Women-Church
- Discipline: Feminist theology
- Language: English

Publication details
- History: 1987–2007
- Publisher: Women-Church Collective (Australia)
- Frequency: Semiannual

Standard abbreviations
- ISO 4: Women-Church

Indexing
- ISSN: 1030-0139
- OCLC no.: 42817109

Links
- Women-Church Complete Archive on JSTOR Open Community Collections;

= Women-Church =

Australian feminist theology journal

Women-Church: An Australian journal of feminist studies in religion was an Australian journal published by the Women-Church Collective. It was established in 1987 and ceased publication in 2007, with a total of 40 issues published over that time. The journal covered a broad range of topics in the fields of feminist theology, religion and spirituality.

== Scope ==
Under the broader umbrella of feminism, religion and women's spirituality, the Women-Church journal included content from authors that held a diversity of understandings and perspectives.

The journal documented major changes in feminist religious culture over a 20-year period. Its editorial policy encouraged contributions from more marginalized groups and it remained a non-refereed title as a way of making it accessible to a wide range of readers. Australian sociologist of religion and gender, Kathleen McPhillips has noted that the journal was "a place where young scholars could showcase their ideas, where women could share ideas around ritual and liturgy, and where artists and poets could publish their work".

==History==

Erin White, along with Hilary Carey, was one of the founding editors of Women-Church.

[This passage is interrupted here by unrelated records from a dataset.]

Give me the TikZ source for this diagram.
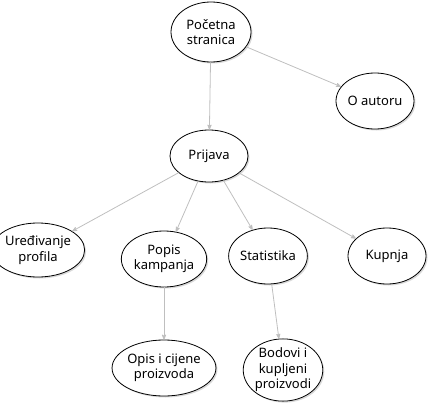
\documentclass[tikz,border=0pt]{standalone}
\usepackage{fontspec}
\setmainfont{Noto Sans}
\usetikzlibrary{arrows,shapes.geometric,shadows}
\tikzset{
	pagenode/.style = {ellipse, align=center, inner sep=0pt, draw=black, 
		fill=white, line width=0.8pt, minimum width=78pt, minimum height=56pt, 
		font=\fontsize{13}{15.5}\selectfont,
		drop shadow={shadow xshift=1.5pt, shadow yshift=-1.5pt, opacity=0.3}},
	link/.style = {->, draw=gray!50, line width=0.8pt}
}

\begin{document}
\begin{tikzpicture}[>=stealth', x=1pt, y=-1pt]
\useasboundingbox (0,0) rectangle (428,404);
%----------------- Pages --------------
\node (pocetna)    [pagenode, minimum width=80pt, minimum height=60pt] at (211,32) {Početna\\stranica};
\node (autor)      [pagenode] at (375,101) {O autoru};
\node (prijava)    [pagenode, minimum height=52pt] at (209,156) {Prijava};
\node (uredivanje) [pagenode, minimum height=54pt] at (38,250) {Uređivanje\\profila};
\node (popis)      [pagenode, minimum width=76pt] at (164,259) {Popis\\kampanja};
\node (statistika) [pagenode] at (268,256) {Statistika};
\node (kupnja)     [pagenode] at (387,256) {Kupnja};
\node (opis)       [pagenode] at (164,368) {Opis i cijene\\proizvoda};
\node (bodovi)     [pagenode, minimum width=76pt, minimum height=62pt] at (283,370) {Bodovi i\\kupljeni\\proizvodi};
%----------------- Links --------------
\draw [link] (pocetna) -- (prijava);
\draw [link] (pocetna) -- (autor);
\draw [link] (prijava) -- (uredivanje);
\draw [link] (prijava) -- (popis);
\draw [link] (prijava) -- (statistika);
\draw [link] (prijava) -- (kupnja);
\draw [link] (popis) -- (opis);
\draw [link] (statistika) -- (bodovi);
\end{tikzpicture}
\end{document}
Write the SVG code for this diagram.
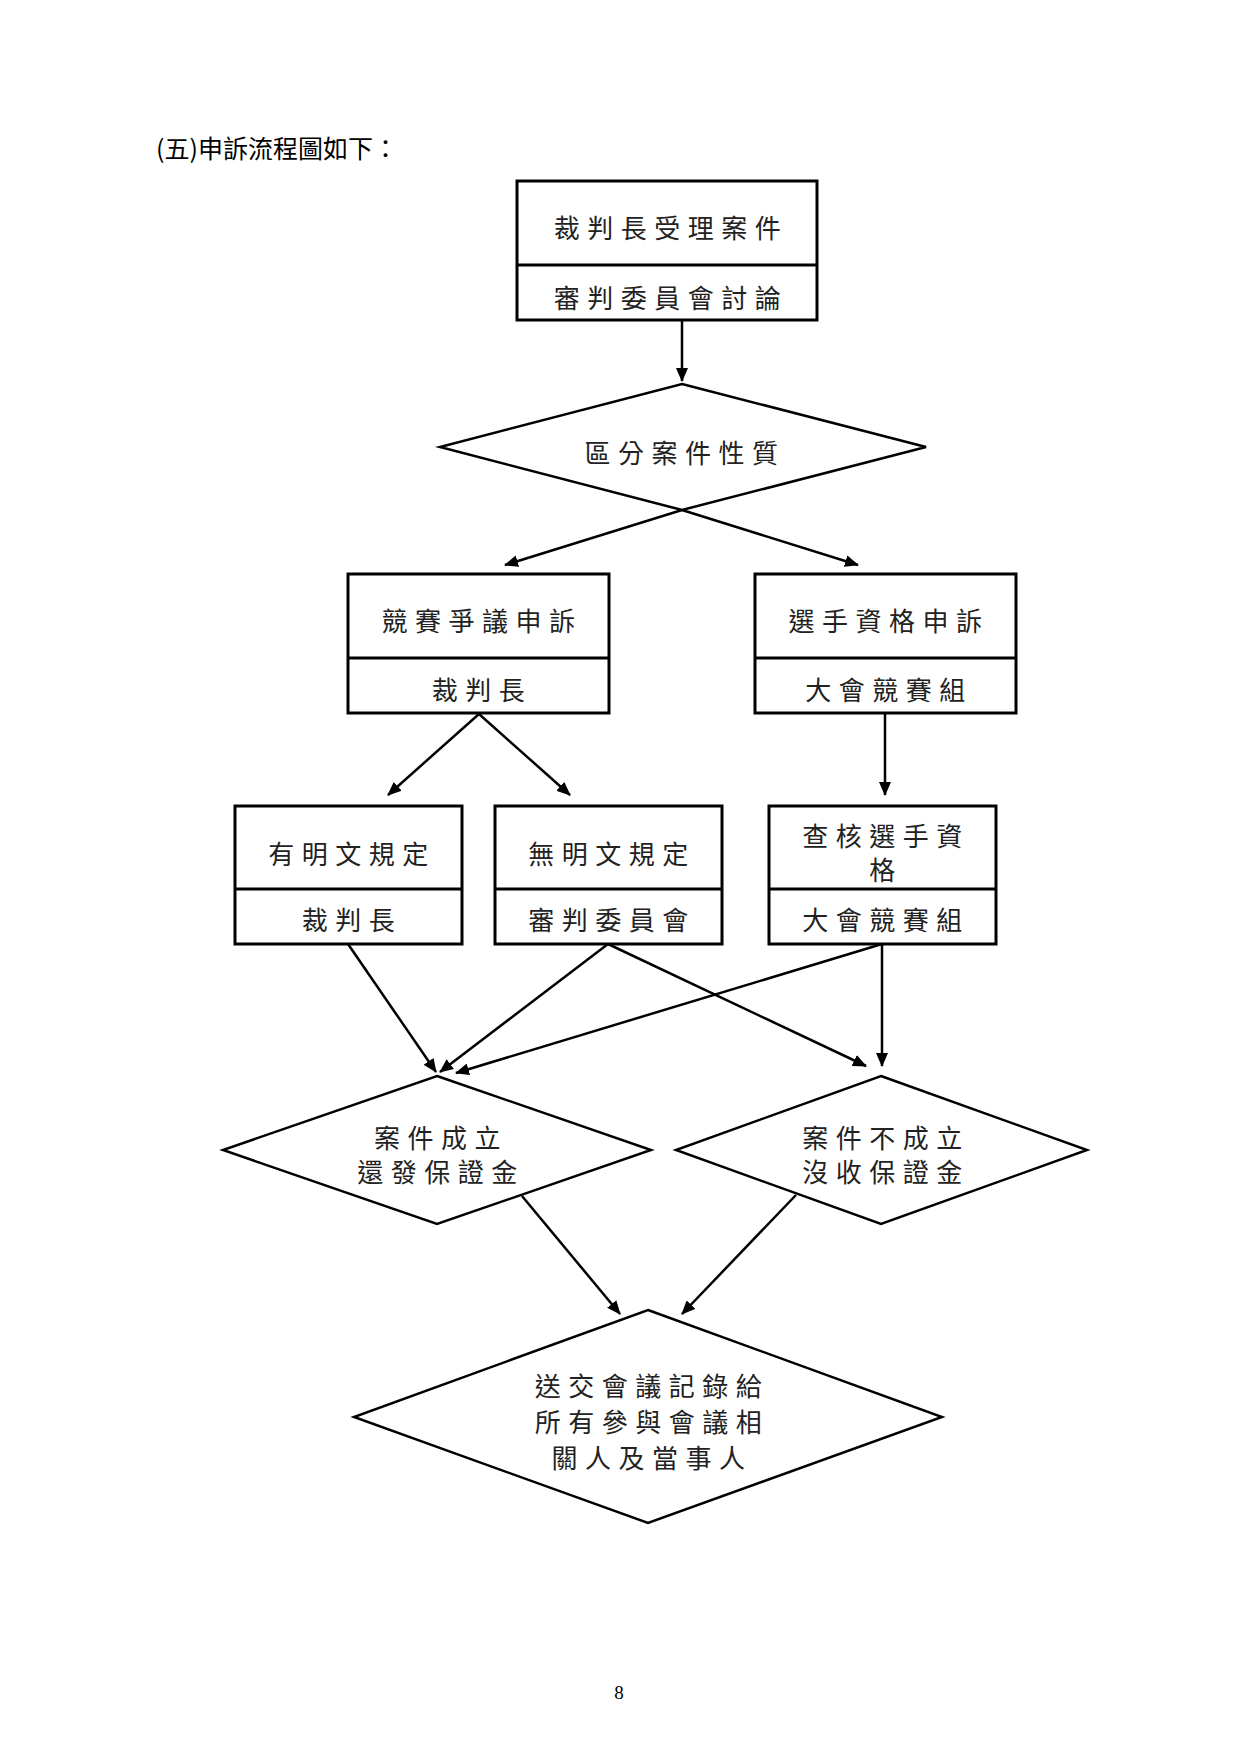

Camille Paul co-edited the journal from 1989 to 2007. Paul and White wrote a history of the journal's beginnings for the 5th Birthday Issue of Women-Church in Spring 1992. Elaine Lindsay was co-editor of the journal from 1992 to 2007.

The journal was launched twice. It was first launched in Melbourne at the Movement for the Ordination of Women conference. It was also launched a week later at the first Women and the Australian Church National Conference that was held in Sydney in August 1987. Jean Gledhill gave a speech at this event which placed the launch of the journal in the context of Australian religious feminism, also noting the previous publication of the Australian Christian feminist magazine Magdalene. Gledhill's speech was published in its entirety in the second issue of Women-Church. In the journal's second-last and final issue Erin White contributed a personal account of the history of the journal and the Women-Church Group. The journal's final issue included many letters from all over Australia that told of their sadness at losing a publication that had nourished their religious lives for two decades.

==Access==
Select articles from the journal are available online via the Informit database.

Mannix Library, in East Melbourne has also digitised the entire run of the journal and made it available on the University of Divinity's Digital Collections website and on JSTOR Open Community Collections.

The Women-Church archives are now held by the Jessie Street National Women's Library in Sydney.